Science

NASA Wants to Make a Box 100 Million Times Colder Than Outer Space

by James Grebey
NASA

Outkast’s Andre 3000 famously asked “what’s cooler than being cool,” but scientists at NASA want to blow way past “ice cold” and create something 100 million times colder than the vacuum of space. They’ll use this self-described “coolest spot in the universe” to study how atoms behave at almost unfathomably low temperatures.

The aptly named Cold Atom Laboratory will be about the size of an ice chest, and NASA is finishing it up so they can send it up to the International Space Station this summer. The box, known as CAL, freezes gas atoms to a billionth of a degree above absolute zero — a physically impossible temperature that’s so cold that all atoms would stop moving entirely.

At a billionth of a degree above absolute zero (negative 459.67 Fahrenheit), however, atoms still move, slightly.

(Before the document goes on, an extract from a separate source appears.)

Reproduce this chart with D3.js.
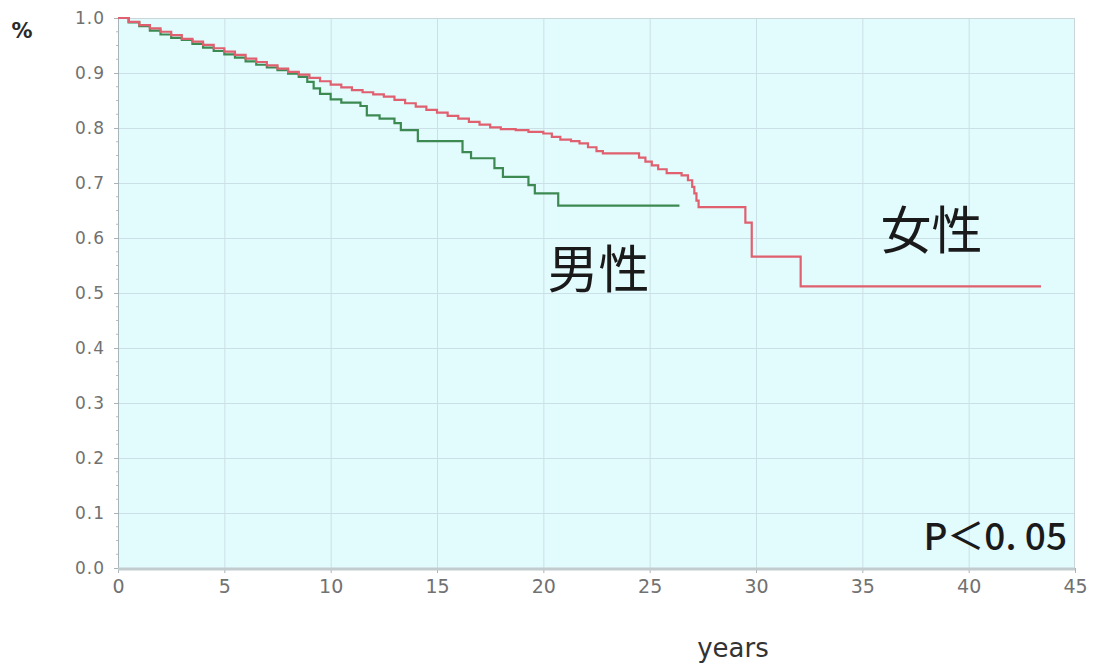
<!DOCTYPE html>
<html>
<head>
<meta charset="utf-8">
<script src="https://cdn.jsdelivr.net/npm/d3@7"></script>
<style>
  html, body { margin: 0; padding: 0; background: #fff; }
  svg { display: block; }
</style>
</head>
<body>
<svg id="chart" width="1096" height="669"></svg>
<script>
// Kaplan–Meier survival estimates by sex (time in years, cumulative survival)
const femaleTimes = [0, 0.5, 1, 1.5, 2, 2.5, 3, 3.5, 4, 4.5, 5, 5.5, 6, 6.5, 7, 7.5, 8, 8.5, 9, 9.5,
  10, 10.5, 11, 11.5, 12, 12.5, 13, 13.5, 14, 14.5, 15, 15.5, 16, 16.5, 17, 17.5, 18, 18.7, 19.3, 20,
  20.4, 20.8, 21.3, 21.7, 22.1, 22.5, 22.8, 24.5, 24.8, 25.1, 25.4, 25.8, 26.5, 26.8, 27.0, 27.1, 27.2,
  27.3, 29.5, 29.8, 32.1, 43.4];
const femaleSurv = [1.0, 0.993, 0.987, 0.981, 0.975, 0.969, 0.962, 0.957, 0.951, 0.945, 0.939, 0.933,
  0.926, 0.920, 0.914, 0.908, 0.902, 0.897, 0.891, 0.885, 0.879, 0.874, 0.869, 0.865, 0.861, 0.857,
  0.851, 0.845, 0.839, 0.833, 0.828, 0.822, 0.817, 0.811, 0.806, 0.801, 0.798, 0.796, 0.793, 0.790,
  0.784, 0.779, 0.776, 0.772, 0.765, 0.758, 0.754, 0.746, 0.739, 0.732, 0.725, 0.718, 0.714, 0.705,
  0.693, 0.681, 0.668, 0.656, 0.628, 0.566, 0.512, 0.512];

const maleTimes = [0, 0.5, 1, 1.5, 2, 2.5, 3, 3.5, 4, 4.5, 5, 5.5, 6, 6.5, 7, 7.5, 8, 8.5, 8.9, 9.2,
  9.5, 10, 10.5, 11.4, 11.7, 12.3, 13.0, 13.3, 14.1, 16.2, 16.6, 17.7, 18.1, 19.3, 19.6, 20.7, 26.4];
const maleSurv = [1.0, 0.992, 0.985, 0.977, 0.970, 0.964, 0.960, 0.953, 0.946, 0.940, 0.934, 0.928,
  0.921, 0.915, 0.910, 0.905, 0.899, 0.893, 0.884, 0.872, 0.862, 0.852, 0.846, 0.840, 0.823, 0.817,
  0.809, 0.796, 0.776, 0.756, 0.745, 0.727, 0.711, 0.696, 0.681, 0.659, 0.659];

const xTicks = [0, 5, 10, 15, 20, 25, 30, 35, 40, 45];
const yTicks = [0, 0.1, 0.2, 0.3, 0.4, 0.5, 0.6, 0.7, 0.8, 0.9, 1.0];

const seriesLabels = ["女性", "男性"];
const pValueText = "P＜0. 05";
const xAxisTitle = "years";
const yAxisTitle = "%";

// Layout
const plot = { left: 118, right: 1075, top: 18, bottom: 568 };
const svg = d3.select("#chart");

const x = d3.scaleLinear().domain([0, 45]).range([plot.left, plot.right]);
const y = d3.scaleLinear().domain([0, 1]).range([plot.bottom, plot.top]);

// Plot background
svg.append("rect")
  .attr("x", plot.left).attr("y", plot.top)
  .attr("width", plot.right - plot.left).attr("height", plot.bottom - plot.top)
  .attr("fill", "#e2fbfd");

// Grid lines
const grid = svg.append("g").attr("stroke", "#cbe0e6").attr("stroke-width", 1);
grid.selectAll("line.v").data(xTicks.slice(1, -1)).join("line")
  .attr("x1", d => x(d) + 0.5).attr("x2", d => x(d) + 0.5)
  .attr("y1", plot.top).attr("y2", plot.bottom);
grid.selectAll("line.h").data(yTicks.slice(1, -1)).join("line")
  .attr("x1", plot.left).attr("x2", plot.right)
  .attr("y1", d => Math.round(y(d)) + 0.5).attr("y2", d => Math.round(y(d)) + 0.5);

// Frame
svg.append("rect")
  .attr("x", plot.left + 0.5).attr("y", plot.top + 0.5)
  .attr("width", plot.right - plot.left - 1).attr("height", plot.bottom - plot.top)
  .attr("fill", "none").attr("stroke", "#c9d6da");

// Y axis
const yAxis = d3.axisLeft(y).tickValues(yTicks).tickFormat(d3.format(".1f")).tickSize(4).tickPadding(9);
const gy = svg.append("g").attr("transform", `translate(${plot.left},0)`).call(yAxis);
gy.attr("font-size", null).attr("font-family", null);
gy.select(".domain").attr("stroke", "#a8b4b8");
gy.selectAll(".tick line").attr("stroke", "#a8b4b8");
gy.selectAll(".tick text")
  .attr("fill", "#717171")
  .attr("font-family", "'DejaVu Sans', Verdana, sans-serif")
  .attr("font-size", 17)
  .attr("letter-spacing", 1);

// Minor y ticks
const yMinor = d3.range(0, 1.0001, 0.025).filter(v => Math.abs(v * 10 - Math.round(v * 10)) > 1e-6);
svg.append("g").selectAll("line").data(yMinor).join("line")
  .attr("x1", plot.left - 2).attr("x2", plot.left)
  .attr("y1", d => y(d)).attr("y2", d => y(d))
  .attr("stroke", "#b4bec2");

// X axis
const xAxis = d3.axisBottom(x).tickValues(xTicks).tickSize(5).tickPadding(7);
const gx = svg.append("g").attr("transform", `translate(0,${plot.bottom})`).call(xAxis);
gx.attr("font-size", null).attr("font-family", null);
gx.select(".domain").remove();
gx.selectAll(".tick line").attr("stroke", "#a8b4b8");
gx.selectAll(".tick text")
  .attr("fill", "#717171")
  .attr("font-family", "'DejaVu Sans', sans-serif")
  .attr("font-size", 19);

// Bottom axis band
svg.append("line")
  .attr("x1", plot.left).attr("x2", plot.right)
  .attr("y1", plot.bottom + 1).attr("y2", plot.bottom + 1)
  .attr("stroke", "#c2cccf").attr("stroke-width", 3);

// Survival step curves
const line = d3.line()
  .x(d => x(d[0]))
  .y(d => y(d[1]))
  .curve(d3.curveStepAfter);

const female = femaleTimes.map((t, i) => [t, femaleSurv[i]]);
const male = maleTimes.map((t, i) => [t, maleSurv[i]]);

svg.append("path").datum(male)
  .attr("d", line)
  .attr("fill", "none")
  .attr("stroke", "#3c8a52")
  .attr("stroke-width", 2.2);

svg.append("path").datum(female)
  .attr("d", line)
  .attr("fill", "none")
  .attr("stroke", "#e0606f")
  .attr("stroke-width", 2.2);

// Series labels
const cjk = "'Noto Sans CJK JP', 'Noto Sans CJK SC', sans-serif";
svg.append("text")
  .attr("x", x(38.25)).attr("y", y(0.58))
  .attr("text-anchor", "middle")
  .style("font-family", cjk).style("font-size", "51px").attr("fill", "#1a1a1a")
  .text(seriesLabels[0]);
svg.append("text")
  .attr("x", x(22.6)).attr("y", y(0.51))
  .attr("text-anchor", "middle")
  .style("font-family", cjk).style("font-size", "51px").attr("fill", "#1a1a1a")
  .text(seriesLabels[1]);

// p-value
svg.append("text")
  .attr("x", 1067).attr("y", 550)
  .attr("text-anchor", "end")
  .style("font-family", cjk).style("font-size", "37px").style("font-weight", 500).attr("fill", "#1a1a1a")
  .text(pValueText);

// Axis titles
svg.append("text")
  .attr("x", 733).attr("y", 657)
  .attr("text-anchor", "middle")
  .style("font-family", "'DejaVu Sans', sans-serif")
  .style("font-size", "26px").attr("fill", "#333")
  .text(xAxisTitle);

svg.append("text")
  .attr("x", 22).attr("y", 38)
  .attr("text-anchor", "middle")
  .style("font-family", "'DejaVu Sans', sans-serif")
  .style("font-weight", "bold")
  .style("font-size", "21px").attr("fill", "#2a2a2a")
  .text(yAxisTitle);
</script>
</body>
</html>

They just behave in crazy ways. At temperatures like they’ll experience inside CAL, atoms can take on a new form of matter known as a Bose-Einstein condensate. This is where the normal rules of physics stop applying, and quantum physics steps in.

“If you had superfluid water and spun it around in a glass, it would spin forever,” Anita Sengupta, the CAL project manager at NASA’s Jet Propulsion Laboratory, explained in a release. “There’s no viscosity to slow it down and dissipate the kinetic energy. If we can better understand the physics of superfluids, we can possibly learn to use those for more efficient transfer of energy.”

Scientists have created Bose-Einstein condensates before, but they’ve never been able to do it in space. Earth gravity makes it so the superfluids are only observable for fractions of a second, but in space NASA’s expecting they’ll stick around for 5 to 10 seconds — to start. CAL, which will use lasers, a vacuum chamber, and an “electromagnetic knife” to carve the very energy out of gaseous atoms, therefore offers NASA a unique opportunity.

“Studying these hyper-cold atoms could reshape our understanding of matter and the fundamental nature of gravity,” said CAL Project Scientist Robert Thompson. “The experiments we’ll do with the Cold Atom Lab will give us insight into gravity and dark energy — some of the most pervasive forces in the universe.”

NASA is currently undergoing rigorous tests to make sure it’s ready to go in August, when a SpaceX CRS-12 will take it up to the ISS.